Stream doctoring has been practiced for years by wildlife officials in public parks, but it took McIntyre's hard-driving sense of promotion to help convince developers that a working trout stream could enhance the value of their real estate properties. Starting with small projects around Bozeman, McIntyre began advertising in fly-fishing magazines and putting out brochures describing his work. He has rehabilitated a stream for an oil-company retreat in Pennsylvania, studied a river in New York's Catskill Mountains and designed a trout environment for the Milwaukee Zoo.

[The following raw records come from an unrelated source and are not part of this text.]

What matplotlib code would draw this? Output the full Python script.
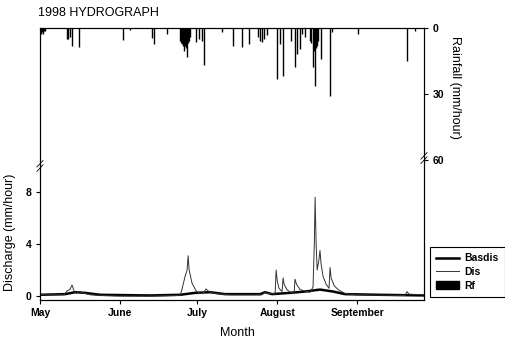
import matplotlib
matplotlib.use("Agg")
import matplotlib.pyplot as plt
from matplotlib.lines import Line2D
from matplotlib.patches import Patch

plt.rcParams['font.family'] = ['Liberation Sans', 'DejaVu Sans']

# days since 1 May 1998
month_days = [0, 31, 61, 92, 123]
month_names = ["May", "June", "July", "August", "September"]

# Dis: total discharge (mm/hour)
dis_day = [0, 9.3, 10.5, 11.6, 12.4, 13.2, 14.0, 15.1, 16.7, 19.4, 23.3, 31, 42.6,
           54.3, 55.0, 56.2, 57.0, 57.4, 57.8, 58.9, 60.5, 62.0, 63.6, 64.3, 65.5,
           67.8, 73.6, 86.0, 87.2, 88.4, 91.1, 91.5, 91.9, 92.6, 93.8, 94.2, 94.6,
           95.7, 96.9, 98.5, 98.8, 99.4, 100.8, 103.1, 104.7, 105.8, 106.3, 106.6,
           107.0, 107.4, 108.1, 108.5, 108.9, 109.7, 110.9, 112.0, 112.4, 112.8,
           114.0, 115.5, 118.2, 122.1, 141.5, 142.2, 143.0, 148.8]
dis_val = [0.1, 0.1, 0.4, 0.5, 0.85, 0.4, 0.2, 0.35, 0.25, 0.1, 0.05, 0.0, 0.0,
           0.05, 0.5, 1.5, 2.0, 3.1, 2.0, 1.0, 0.4, 0.2, 0.3, 0.55, 0.35,
           0.2, 0.1, 0.1, 0.3, 0.2, 0.15, 2.0, 1.2, 0.6, 0.35, 1.4, 0.9,
           0.5, 0.3, 0.3, 1.3, 0.9, 0.5, 0.35, 0.3, 0.7, 4.0, 7.6,
           4.0, 2.0, 2.8, 3.5, 2.5, 1.5, 0.9, 0.6, 2.2, 1.4,
           0.8, 0.5, 0.2, 0.1, 0.05, 0.35, 0.15, 0.1]

# Basdis: baseflow discharge (mm/hour)
bas_day = [0, 9.7, 13.6, 17.4, 23.3, 42.6, 54.3, 60.1, 65.9, 71.7, 85.3, 87.2,
           89.9, 96.9, 102.7, 108.5, 113.6, 118.2, 131.8, 148.8]
bas_val = [0.1, 0.15, 0.3, 0.25, 0.1, 0.05, 0.1, 0.25, 0.3, 0.15, 0.15, 0.3,
           0.15, 0.25, 0.35, 0.5, 0.35, 0.15, 0.1, 0.05]

# Rf: rainfall (mm/hour)
rf_day = [0.4, 0.8, 1.2, 1.6, 1.9, 10.3, 10.9, 11.6, 12.5, 15.2, 32.3, 34.9,
          43.3, 44.3, 49.1, 54.3, 54.7, 55.0, 55.4, 55.8, 56.2, 56.6, 57.0,
          57.4, 57.8, 58.1, 60.5, 61.7, 62.8, 63.7, 70.7, 74.7, 78.2, 81.1,
          84.6, 85.3, 86.0, 86.8, 87.9, 91.7, 93.0, 94.3, 97.2, 98.8, 99.5,
          100.8, 101.4, 102.7, 104.7, 105.0, 105.7, 106.2, 106.6, 107.0, 107.4,
          107.9, 108.8, 112.4, 113.1, 123.4, 142.4, 145.3]
rf_val = [2.7, 2.0, 2.5, 1.5, 1.2, 5, 5, 4, 8, 8.5, 5.5, 1.0,
          4.5, 7.3, 2.7, 6, 7, 7.3, 8, 10.3, 8, 9, 13,
          7, 6, 4, 6.4, 5, 5.8, 17, 1.8, 8, 8.8, 7.3,
          4, 5.8, 6.4, 5, 3, 23, 7.3, 21.8, 5.8, 17.9, 11.8,
          9.5, 2.7, 4.2, 5.8, 7, 17.7, 10.3, 26.2, 9, 8,
          6, 14, 30.8, 2, 2.7, 15, 1.4]

fig = plt.figure(figsize=(5.05, 3.41), dpi=100)
ax = fig.add_axes([40 / 505, 41 / 341, 384 / 505, 272 / 341])

ax.plot(bas_day, bas_val, color="black", lw=1.8, zorder=3)
ax.plot(dis_day, dis_val, color="#333333", lw=0.7, zorder=4)
ax.set_xlim(0, 148.8)
ax.set_ylim(-0.3, 20.6)
ax.set_yticks([0, 4, 8])
ax.set_xticks(month_days)
ax.set_xticklabels(month_names)
ax.tick_params(direction="out", length=3, width=0.8, labelsize=7.5, pad=3)
for lab in ax.get_xticklabels() + ax.get_yticklabels():
    lab.set_fontweight("bold")

ax2 = ax.twinx()
ax2.vlines(rf_day, 0, rf_val, color="black", lw=1.0)
ax2.set_ylim(123.6, 0)
ax2.set_yticks([0, 30, 60])
ax2.tick_params(direction="out", length=3, width=0.8, labelsize=7.5, pad=3)
for lab in ax2.get_yticklabels():
    lab.set_fontweight("bold")

for a in (ax, ax2):
    for s in a.spines.values():
        s.set_linewidth(0.8)

# axis break marks
for xb, yb in [(0, 0.493), (1, 0.522)]:
    for dy in (-0.008, 0.008):
        ax.plot([xb - 0.008, xb + 0.008], [yb + dy - 0.012, yb + dy + 0.012],
                transform=ax.transAxes, color="black", lw=0.6, clip_on=False)

fig.text(38 / 505, 1 - 13 / 341, "1998 HYDROGRAPH", fontsize=9, ha="left", va="center")
fig.text(10 / 505, 1 - 232 / 341, "Discharge (mm/hour)", fontsize=9, rotation=90,
         ha="center", va="center")
fig.text(455 / 505, 1 - 87 / 341, "Rainfall (mm/hour)", fontsize=9, rotation=270,
         ha="center", va="center")
fig.text(237 / 505, 1 - 333 / 341, "Month", fontsize=9, ha="center", va="center")

handles = [Line2D([], [], color="black", lw=1.8),
           Line2D([], [], color="#333333", lw=0.7),
           Patch(facecolor="black", edgecolor="black")]
leg = fig.legend(handles, ["Basdis", "Dis", "Rf"], loc="upper left",
                 bbox_to_anchor=(430 / 505, 1 - 247 / 341), borderaxespad=0,
                 fancybox=False, edgecolor="black", framealpha=1,
                 prop={"size": 7.5, "weight": "bold"}, handlelength=2.2,
                 handletextpad=0.5, labelspacing=0.35, borderpad=0.6)
leg.get_frame().set_linewidth(0.8)

fig.savefig("out.png", dpi=100)
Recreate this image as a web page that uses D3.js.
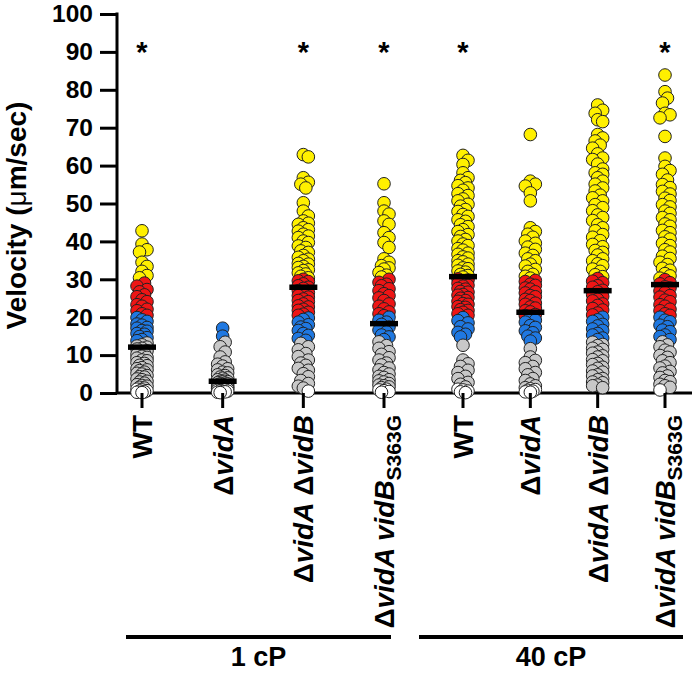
<!DOCTYPE html>
<html>
<head>
<meta charset="utf-8">
<script src="https://cdn.jsdelivr.net/npm/d3@7"></script>
<style>
  html, body { margin: 0; padding: 0; background: #fff; }
  svg { display: block; }
  text { font-family: "Liberation Sans", Arial, Helvetica, sans-serif; font-weight: bold; fill: #000; }
</style>
</head>
<body>
<svg id="chart" width="693" height="673"></svg>
<script>
// ---------------- DATA ----------------
const groups = ["1 cP", "40 cP"];
const categoryGroup = [0, 0, 0, 0, 1, 1, 1, 1];
// label parts: [text, italic?, subscript?]
const categoryLabels = [
  [["WT", 0, 0]],
  [["Δ", 0, 0], ["vidA", 1, 0]],
  [["Δ", 0, 0], ["vidA ", 1, 0], ["Δ", 0, 0], ["vidB", 1, 0]],
  [["Δ", 0, 0], ["vidA vidB", 1, 0], ["S363G", 0, 1]],
  [["WT", 0, 0]],
  [["Δ", 0, 0], ["vidA", 1, 0]],
  [["Δ", 0, 0], ["vidA ", 1, 0], ["Δ", 0, 0], ["vidB", 1, 0]],
  [["Δ", 0, 0], ["vidA vidB", 1, 0], ["S363G", 0, 1]]
];
const yTicks = [0, 10, 20, 30, 40, 50, 60, 70, 80, 90, 100];
const significance = ["*", "", "*", "*", "*", "", "", "*"];
const means = [12.1, 3.1, 27.9, 18.3, 30.7, 21.3, 27.0, 28.6];

const wt1 = [42.8, 39.3, 37.8, 37.2, 34.5, 33.4, 32.1, 31.0, 30.4,
  29.0, 28.2, 27.3, 26.7, 25.9, 25.4, 24.6, 24.1, 23.3, 22.9, 22.1, 21.7, 20.9, 20.5,
  19.9, 19.3, 18.9, 18.2, 17.9, 17.3, 17.1, 16.5, 16.3, 15.7, 15.5, 14.9, 14.6, 14.1, 13.8,
  13.2, 12.7, 12.4, 12.1, 11.8, 11.6, 11.1, 10.9, 10.4, 10.2, 9.7, 9.4, 9.2, 8.7, 8.5, 8.0,
  7.8, 7.3, 7.2, 6.7, 6.4, 6.1, 5.9, 5.5, 5.2, 5.0, 4.6, 4.3, 4.2, 3.7, 3.5, 3.1, 2.9, 2.6,
  2.2, 2.0, 1.8, 1.5, 1.3, 1.0, 0.8, 0.6, 0.5, 0.3, 0.2, 0.1];
const vidA1 = [17.1, 15.0, 13.4, 12.2, 10.8, 9.5, 8.2, 7.6, 7.1, 6.4, 6.1, 5.5, 5.3, 4.8, 4.6,
  4.2, 4.0, 3.9, 3.5, 3.4, 3.1, 3.0, 2.9, 2.7, 2.6, 2.4, 2.4, 2.2, 2.1, 2.0, 1.9, 1.8, 1.7,
  1.6, 1.6, 1.5, 1.4, 1.3, 1.3, 1.2, 1.1, 1.0, 0.9, 0.8, 0.7, 0.6, 0.5, 0.4, 0.3, 0.2, 0.1];
const vidAB1 = [62.9, 62.3, 56.8, 55.6, 55.1, 54.1, 50.2, 48.0, 46.7, 45.4, 44.8, 44.5, 43.6,
  43.1, 42.7, 41.9, 41.4, 41.0, 40.1, 39.7, 38.8, 38.4, 37.5, 37.1, 36.3, 35.8, 35.3, 34.9,
  34.2, 34.0, 33.4, 33.1, 32.5, 32.3, 31.7, 31.4, 30.8, 30.4,
  30.0, 29.6, 29.4, 28.8, 28.3, 27.9, 27.6, 27.0, 26.5, 26.2, 25.7, 25.3, 24.8, 24.4, 24.1,
  23.5, 23.0, 22.7, 22.1, 21.8, 21.3, 20.8, 20.5,
  19.8, 19.4, 18.7, 18.0, 17.4, 17.0, 16.5, 15.7, 15.2, 14.4, 13.9,
  13.1, 12.2, 11.4, 10.4, 9.6, 8.7, 7.9, 7.3, 6.5, 6.0, 5.1, 4.3, 3.3, 2.5, 1.8, 1.3, 0.5];
const s363g1 = [55.2, 50.2, 48.0, 47.2, 45.4, 44.5, 42.3, 41.0, 39.7, 38.4, 35.4, 34.5, 33.6,
  33.0, 32.7, 31.8, 31.1, 30.6,
  30.0, 29.2, 28.7, 28.3, 27.5, 27.0, 26.2, 25.7, 25.1, 24.4, 23.5, 22.9, 22.2, 21.4, 20.9, 20.4,
  20.0, 19.2, 18.7, 18.1, 17.4, 16.6, 16.1, 15.3, 14.8, 14.1,
  13.5, 12.5, 11.8, 10.9, 10.2, 9.3, 8.7, 7.9, 7.4, 6.6, 6.1, 5.4, 5.0, 4.4, 4.1, 3.5, 3.2,
  2.9, 2.5, 2.1, 1.9, 1.6, 1.4, 1.0, 0.8, 0.6, 0.4, 0.2];
const wt40 = [62.7, 61.4, 60.3, 58.1, 56.8, 56.1, 55.5, 54.7, 54.1, 53.5, 52.6, 52.1, 51.2,
  50.7, 49.8, 49.3, 48.4, 47.9, 47.1, 46.6, 45.7, 45.3, 44.4, 43.9, 43.1, 42.6, 41.8, 41.3,
  40.5, 40.1, 39.3, 38.9, 38.1, 37.7, 36.9, 36.6, 35.9, 35.6, 34.9, 34.6, 34.0, 33.7, 33.0,
  32.8, 32.2, 31.9, 31.3, 31.0, 30.6,
  30.1, 29.8, 29.2, 28.9, 28.4, 28.2, 27.6, 27.4, 26.8, 26.6, 26.0, 25.8, 25.2, 25.0, 24.4,
  24.2, 23.6, 23.4, 22.8, 22.6, 22.0, 21.8, 21.3, 20.9, 20.5,
  19.9, 19.1, 18.5, 17.5, 16.9, 16.0, 15.5, 14.8,
  12.6, 8.7, 7.7, 7.0, 6.0, 5.4, 4.4, 3.8, 2.8, 2.3, 1.6,
  1.0, 0.8, 0.5, 0.3, 0.1];
const vidA40 = [68.2, 55.9, 55.1, 54.6, 52.8, 50.7, 43.6, 42.6, 41.9, 41.1, 40.1, 39.5, 38.5,
  37.9, 36.9, 36.3, 35.4, 34.9, 34.0, 33.5, 32.6, 32.1, 31.3, 30.8,
  30.3, 29.7, 29.4, 28.7, 28.4, 27.7, 27.4, 26.7, 26.4, 25.7, 25.4, 24.7, 24.4, 23.7, 23.4,
  22.7, 22.4, 21.7, 21.4, 20.7, 20.4,
  20.0, 19.2, 18.7, 17.8, 17.3, 16.4, 15.9, 15.0, 14.5, 13.7,
  11.7, 9.5, 8.6, 8.0, 7.0, 6.4, 5.4, 4.8, 3.8, 3.3, 2.4, 1.9,
  1.4, 1.1, 0.9, 0.7, 0.5, 0.3, 0.2];
const vidAB40 = [76.0, 74.6, 73.8, 72.1, 71.6, 68.2, 67.3, 66.5, 65.4, 64.6, 63.1, 62.0, 61.6,
  60.4, 59.1, 58.1, 57.7, 56.8, 55.9, 55.1, 54.1, 53.3, 52.2, 51.5, 50.7, 49.7, 48.9, 48.1,
  47.0, 46.3, 45.5, 44.4, 43.6, 42.8, 41.8, 41.1, 40.2, 39.2, 38.6, 37.6, 37.1, 36.4, 35.4,
  34.9, 34.1, 33.6, 32.7, 32.1, 31.2, 30.7,
  30.2, 29.5, 29.1, 28.3, 27.9, 27.1, 26.7, 25.9, 25.5, 24.7, 24.3, 23.5, 23.1, 22.3, 21.9,
  21.1, 20.6,
  20.0, 19.3, 18.9, 18.1, 17.7, 16.9, 16.5, 15.7, 15.3, 14.5, 14.1,
  13.4, 12.8, 12.5, 11.8, 11.5, 10.8, 10.5, 9.8, 9.5, 8.8, 8.5, 7.8, 7.5, 6.8, 6.5, 5.8, 5.5,
  4.8, 4.5, 3.8, 3.5, 2.9, 2.7, 2.1, 1.9, 1.4];
const s363g40 = [83.9, 79.5, 77.8, 76.5, 73.8, 73.4, 72.6, 67.7, 62.0, 59.8, 58.7, 57.7, 56.2,
  55.0, 54.2, 53.2, 52.5, 51.4, 50.8, 49.7, 49.1, 48.0, 47.4, 46.3, 45.7, 44.6, 44.0, 42.9,
  42.3, 41.2, 40.6, 39.5, 38.9, 37.8, 37.2, 36.1, 35.5, 34.5, 33.9, 32.9, 32.4, 31.5, 30.9,
  30.3, 29.9, 29.1, 28.8, 28.0, 27.7, 26.9, 26.5, 25.7, 25.3, 24.5, 24.1, 23.3, 22.9, 22.1,
  21.7, 20.9, 20.5,
  20.0, 19.2, 18.8, 17.9, 17.5, 16.6, 16.2, 15.3, 14.9, 14.1,
  13.5, 12.7, 12.2, 11.3, 10.8, 9.9, 9.4, 8.5, 8.0, 7.1, 6.6, 5.7, 5.3, 4.5, 4.1, 3.3, 3.0,
  2.3, 1.9, 1.5, 0.8];
const seriesValues = [wt1, vidA1, vidAB1, s363g1, wt40, vidA40, vidAB40, s363g40];

// colour classes by velocity
const colorBreaks = [1.2, 13.6, 20.2, 30.3];
const colorFills = ["#ffffff", "#c8c8c8", "#1f78e1", "#ee1515", "#fff000"];

// ---------------- LAYOUT ----------------
const layout = {
  axisX: 117, yTop: 14, yBottom: 393, xAxisEnd: 692,
  group1Range: [142, 384], group2Range: [463, 665],
  groupLines: [[126, 391], [419, 683]], groupLineY: 637, groupLabelY: 666,
  labelTop: 415, starY: 48, r: 6.3
};

const svg = d3.select("#chart");

const y = d3.scaleLinear().domain([0, 100]).range([layout.yBottom, layout.yTop]);
const xA = d3.scalePoint().domain([0, 1, 2, 3]).range(layout.group1Range);
const xB = d3.scalePoint().domain([4, 5, 6, 7]).range(layout.group2Range);
const xPos = i => (categoryGroup[i] === 0 ? xA(i) : xB(i));
const color = d3.scaleThreshold().domain(colorBreaks).range(colorFills);

// ---------------- Y AXIS ----------------
const yAxis = d3.axisLeft(y).tickValues(yTicks).tickSize(17).tickSizeOuter(0).tickPadding(7);
const gy = svg.append("g").attr("transform", `translate(${layout.axisX},0)`).call(yAxis);
gy.select(".domain").attr("stroke", "#000").attr("stroke-width", 3)
  .attr("d", `M0,${layout.yTop - 1.5}V${layout.yBottom}`);
gy.selectAll(".tick line").attr("stroke", "#000").attr("stroke-width", 3);
gy.selectAll(".tick text").attr("font-size", 24.5).attr("font-weight", "bold")
  .attr("font-family", '"Liberation Sans", Arial, sans-serif').attr("fill", "#000");

// Y title
const yt = svg.append("text")
  .attr("transform", `translate(16,${(layout.yTop + layout.yBottom) / 2 + 12}) rotate(-90)`)
  .attr("text-anchor", "middle").attr("dy", "0.35em").attr("font-size", 28);
yt.append("tspan").text("Velocity (");
yt.append("tspan").text("μ").attr("font-weight", "normal");
yt.append("tspan").text("m/sec)");

// ---------------- X AXIS ----------------
svg.append("line").attr("x1", layout.axisX).attr("x2", layout.xAxisEnd)
  .attr("y1", y(0)).attr("y2", y(0)).attr("stroke", "#000").attr("stroke-width", 3);

// ---------------- POINTS (swarm) ----------------
const offsets = [0, 2.5, -2.5, 5, -5];
const minD = 6.5;
seriesValues.forEach((vals, ci) => {
  const cx = xPos(ci);
  const placed = [];
  const pts = vals.map(v => {
    const py = y(v);
    let best = null, bestScore = -1;
    for (const o of offsets) {
      let md = Infinity;
      for (const p of placed) {
        const d = Math.hypot(p.dx - o, p.py - py);
        if (d < md) md = d;
      }
      if (md >= minD) { best = o; bestScore = Infinity; break; }
      if (md > bestScore) { bestScore = md; best = o; }
    }
    const pt = { v, py, dx: best };
    placed.push(pt);
    return pt;
  });
  svg.append("g").selectAll("circle").data(pts).join("circle")
    .attr("cx", d => cx + d.dx).attr("cy", d => d.py).attr("r", layout.r)
    .attr("fill", d => color(d.v)).attr("stroke", "#222").attr("stroke-width", 1);
});

// mean bars
svg.append("g").selectAll("line").data(means).join("line")
  .attr("x1", (d, i) => xPos(i) - 14).attr("x2", (d, i) => xPos(i) + 14)
  .attr("y1", d => y(d)).attr("y2", d => y(d))
  .attr("stroke", "#000").attr("stroke-width", 5.5);

// x ticks
svg.append("g").selectAll("line").data(categoryLabels).join("line")
  .attr("x1", (d, i) => xPos(i)).attr("x2", (d, i) => xPos(i))
  .attr("y1", y(0)).attr("y2", y(0) + 15).attr("stroke", "#000").attr("stroke-width", 3);

// significance stars
svg.append("g").selectAll("text").data(significance).join("text")
  .attr("x", (d, i) => xPos(i)).attr("y", layout.starY + 14)
  .attr("text-anchor", "middle").attr("font-size", 29).text(d => d);

// category labels
categoryLabels.forEach((parts, i) => {
  const t = svg.append("text")
    .attr("transform", `translate(${xPos(i)},${layout.labelTop}) rotate(-90)`)
    .attr("text-anchor", "end").attr("dy", "0.36em").attr("font-size", 28);
  parts.forEach(([txt, it, sub]) => {
    const s = t.append("tspan").text(txt);
    if (it) s.attr("font-style", "italic");
    if (sub) s.attr("font-size", 21).attr("dy", 7);
  });
});

// group lines and labels
svg.append("g").selectAll("line").data(groups).join("line")
  .attr("x1", (d, i) => layout.groupLines[i][0]).attr("x2", (d, i) => layout.groupLines[i][1])
  .attr("y1", layout.groupLineY).attr("y2", layout.groupLineY)
  .attr("stroke", "#000").attr("stroke-width", 4);
svg.append("g").selectAll("text").data(groups).join("text")
  .attr("x", (d, i) => (layout.groupLines[i][0] + layout.groupLines[i][1]) / 2)
  .attr("y", layout.groupLabelY).attr("text-anchor", "middle").attr("font-size", 27)
  .text(d => d);
</script>
</body>
</html>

But McIntyre is no longer the biggest fish in the industry pond. His rivals are crowding him. Timberline was earning $500,000 a year before four employees left to form InterFluve in Bozeman in 1984. Another recent start-up, Jim Walsh's Stream Team in Longmont, Colo., has begun hooking big contracts like a six-year job Walsh has with the A Bar A guest ranch in southern Wyoming, rehabilitating a creek that flows into the North Platte River.

McIntyre has had to cut fees and staff since 1982. Now he plans to sell Timberline and join forces with an environmental consulting firm so he can concentrate on stream doctoring rather than administration. Meanwhile, the industry he founded is thriving. Clients like A Bar A Manager Bob Howe are satisfied with the work that stream doctors do. Says he: "Our guests are surprised this has been handled by man because it's so natural looking. That's the main reason people come to the ranch." And avid fly-fishermen who have turned into stream doctors find that they can live and talk trout every day, instead of just on two-week vacations.